Rimini - 2 February 2013 - Vittoria Coen
The triumphal arch of Augustus is a celebrative and commemorative arch and, together with the Tiberius Bridge, it represents one of the symbols of Rimini that is most well known throughout the world. It is also one of the oldest arches from the Imperial period it was built in 27 AD in honour of Caesar Octavian Augustus and is situated at the point where the via Emilia crosses the via Flaminia, the road which leads to Rome. Clad with Istrian limestone on sandstone from the Republican era it conserves important decorations with significant political and propaganda character alluding to the splendour of Rome. The large vault of the archway evokes and celebrates the period of peace that followed the long bitter civil war.

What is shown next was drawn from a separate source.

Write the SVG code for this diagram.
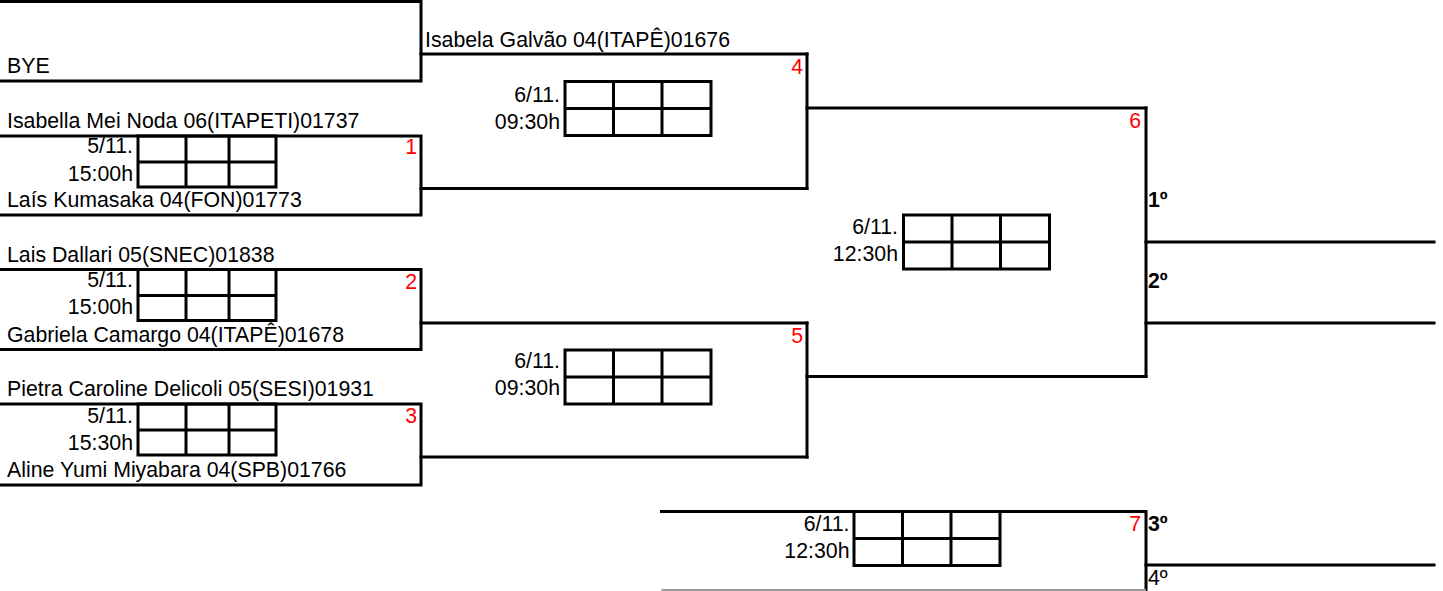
<svg xmlns="http://www.w3.org/2000/svg" width="1443" height="591" viewBox="0 0 1443 591">
<style>
.ln{stroke:#000;stroke-width:3;fill:none;stroke-linecap:square}
.t{font-family:"Liberation Sans",Arial,sans-serif;font-size:21.3px;fill:#000}
.r{text-anchor:end}
.red{font-family:"Liberation Sans",Arial,sans-serif;font-size:21.3px;fill:#ff0000;text-anchor:end}
.b{font-weight:bold}
</style>
<defs>
<path id="gs" class="ln" d="M0,0H138V51H0Z M0,26H138 M48,0V51 M91,0V51"/>
<path id="gl" class="ln" d="M0,0H146V54H0Z M0,27H146 M48.5,0V54 M97,0V54"/>
</defs>
<rect width="1443" height="591" fill="#fff"/>

<g id="bye">
<path class="ln" d="M0,1.5H421V81H0"/>
<text class="t" x="7" y="73">BYE</text>
</g>

<g id="match1">
<path class="ln" d="M0,136H421V215H0"/>
<use href="#gs" x="138" y="136"/>
<text class="t" x="7" y="128">Isabella Mei Noda 06(ITAPETI)01737</text>
<text class="t r" x="133" y="153">5/11.</text>
<text class="t r" x="133" y="180.5">15:00h</text>
<text class="t" x="7" y="207">Laís Kumasaka 04(FON)01773</text>
<text class="red" x="417" y="154">1</text>
</g>

<g id="match2">
<path class="ln" d="M0,269.5H421V349.5H0"/>
<use href="#gs" x="138" y="269.5"/>
<text class="t" x="7" y="261.5">Lais Dallari 05(SNEC)01838</text>
<text class="t r" x="133" y="287">5/11.</text>
<text class="t r" x="133" y="314">15:00h</text>
<text class="t" x="7" y="342">Gabriela Camargo 04(ITAPÊ)01678</text>
<text class="red" x="417" y="288.5">2</text>
</g>

<g id="match3">
<path class="ln" d="M0,404H421V485H0"/>
<use href="#gs" x="138" y="404"/>
<text class="t" x="7" y="396">Pietra Caroline Delicoli 05(SESI)01931</text>
<text class="t r" x="133" y="422.5">5/11.</text>
<text class="t r" x="133" y="449.5">15:30h</text>
<text class="t" x="7" y="477">Aline Yumi Miyabara 04(SPB)01766</text>
<text class="red" x="417" y="423">3</text>
</g>

<g id="match4">
<path class="ln" d="M807,54V188.5"/>
<use href="#gl" x="565" y="81.5"/>
<text class="t" x="425" y="46.5">Isabela Galvão 04(ITAPÊ)01676</text>
<text class="t r" x="560" y="101.7">6/11.</text>
<text class="t r" x="560" y="128.5">09:30h</text>
<text class="red" x="803" y="73.5">4</text>
</g>

<g id="match5">
<path class="ln" d="M807,323V457"/>
<use href="#gl" x="565" y="350"/>
<text class="t r" x="560" y="368.3">6/11.</text>
<text class="t r" x="560" y="395">09:30h</text>
<text class="red" x="803" y="342.7">5</text>
</g>

<g id="match6">
<path class="ln" d="M1146,108V376.5"/>
<use href="#gl" x="903.5" y="215"/>
<text class="t r" x="898" y="234.3">6/11.</text>
<text class="t r" x="898" y="260.7">12:30h</text>
<text class="red" x="1141" y="127.5">6</text>
<text class="t b" x="1148" y="206.7">1º</text>
<text class="t b" x="1148" y="287.7">2º</text>
</g>

<g id="match7">
<path class="ln" d="M661.5,511.5H1146V592"/>
<path d="M661.5,590H1146" stroke="#9a9a9a" stroke-width="2" fill="none"/>
<use href="#gl" x="854" y="511.5"/>
<text class="t r" x="849.5" y="531">6/11.</text>
<text class="t r" x="849.5" y="558">12:30h</text>
<text class="red" x="1141" y="531">7</text>
<text class="t b" x="1148" y="531">3º</text>
<text class="t" x="1148" y="585">4º</text>
</g>

<g id="connectors">
<path class="ln" d="M421,54H807"/>
<path class="ln" d="M421,188.5H807"/>
<path class="ln" d="M421,323H807"/>
<path class="ln" d="M421,457H807"/>
<path class="ln" d="M807,108H1146"/>
<path class="ln" d="M807,376.5H1146"/>
<path class="ln" d="M1146,242H1434"/>
<path class="ln" d="M1146,323H1434"/>
<path class="ln" d="M1146,565H1434"/>
</g>
</svg>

Four important divinities are depicted on the four clipei (medallions) located between the lintels and the Corinthian capitals: Jupiter, Neptune the sea god, Apollo and Minerva, protector of Rome.
On top of the archway there are two bull’s heads, which referred to the significance of Rimini as a Roman colony. The archway was one of the gates to the city. It is supposed that there was a marble Equestrian statue of Augustus at the summit of the arch. It was partly demolished in mediaeval times and it seems that the battlements date to the 10th century. An inscription is dedicated to Augustus Octavian Caesar, nephew of Julius Caesar. The structure of this arch is solemn and sober and it acted as a gate of the city until the fascist period when the old walls of the city were demolished. Now it stands as a symbol of the city and is part of the Rimini coat of arms.